How Long To Set It Up?
You can get all the pieces together and ready in about 5 minutes. It’s relatively straightforward to do, but does require a decent amount of space.
The Win Condition
Build or secure 2 metropolises before your opponents. You do this by either building four of the different structures that are available, collecting 4 philosphers, or simply taking a metropolis from another player by force.
What Makes It Special?
Cyclades big draw is that you must make offerings to 4 gods in order to get their help. Ares, the god of war grants you the ability to buy and move soldiers, and build fortresses, while Athena allows you to gain and buy philosophers and build universities. Poseidon lets you build fleets and move them and also allows you to build ports, while Zeus lets you buy priests and exchange monsters for new ones at a cost of one gold.
Only one player can earn the favour of a god, so everyone has a turn to place the highest bid (providing they have the gold) to earn a god’s favour. The starting play group determines how many gods are in play at any one time, so whoever fails to earn a gods favour (or simply wants to save money) can visit Apollo. Apollo gives you one gold and a horn of plenty piece that can be placed on one of the player’s island. Players get one gold piece for each horn of plenty icon they have, meaning sometimes it pays to purposely visit Apollo.
The gods have different abilities. You can only bid on one a turn, so be sure you get a god's favour when you actually need it.
How Does A Turn Work?
Quite simply really. First the order of the players (for bidding purposes) is randomly determined and the gods are shuffled and placed in vertical order on the left hand side of the board. Then gold is given out based on what a player owns. Once everyone have made a successful bid, the player who made the highest bid on the lead god goes first. He can perform any actions, or special actions that the god offers and also has the option to summon monsters, which can hinder the other players. Play then continues until every player has had a turn. It’s worth noting that priests allow you to bid less gold (one less for each priest you had) which makes Zeus very powerful early on in the game.
What are the components like?
Generally of a very high quality. The board is a little small for the box (it comes in two pieces with a flap that bends down) but it seems sturdy. A nice touch is that the board can also be flipped, so if you are playing with more people you have a larger playing area. There’s a large number of men and boats for each player, 8 in fact, while the game also comes with 5 large monster models. These monsters are very well detailed, but a little prone to bending (my centaur was in terrible shape and must be bent back at the start of each game). Monsters, philosophers and priest cards are nicely illustrated and sturdy, meaning they should soon plenty of use before they start getting dog-eared.
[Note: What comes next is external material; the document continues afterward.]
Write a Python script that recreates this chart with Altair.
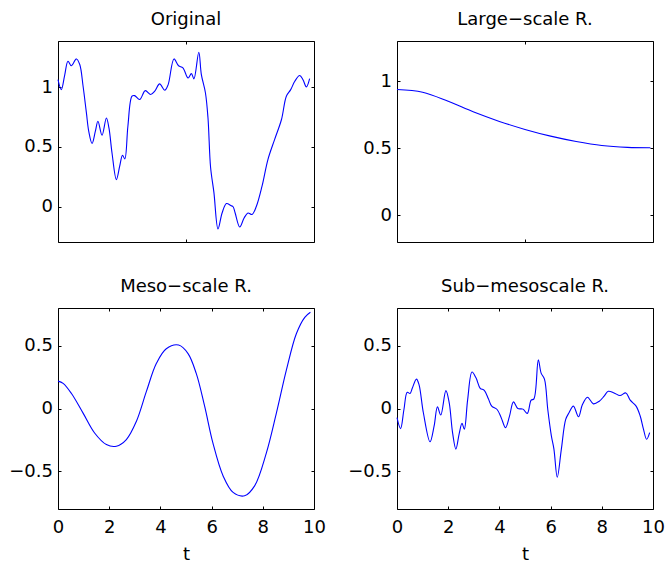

The presentation throughout is of a very high standard, and I was extremely pleased with the amount of stuff you get for your money.
The monster cards are beautifully illustrated. In fact the overall quality of Cyclades is very good indeed.
What Are The Rules Like?
Pretty good. There’s a little disambiguation to be found, mainly with regards to the offerings, but there are plenty of illustrated pictures throughout the six pages that make many of the rules far easier to follow. The back page of the manuel also reveals how the set-ups for various players should be completed.
How long does a game take?
This obviously depends on the amount of players, but we’ve been managing 3 player games in about an hour and a half. The turns are relatively fast-paced as well, meaning that there’s very little downtime for each player, as they’re waiting between turns.
Should I buy it?
Definitely. I’ve been very impressed with Cyclades. It looks the business with excellent visuals and sturdy, well designed models. The game plays very quickly and it’s just as fun with 2 players as it is with 5. The theme is incredibly strong, and it does a great job of blending different genres. It’s worth noting that Cyclades doesn’t do anything new, but it’s very, very polished and highly enjoyable. Pick it up if you’re looking for something a little different.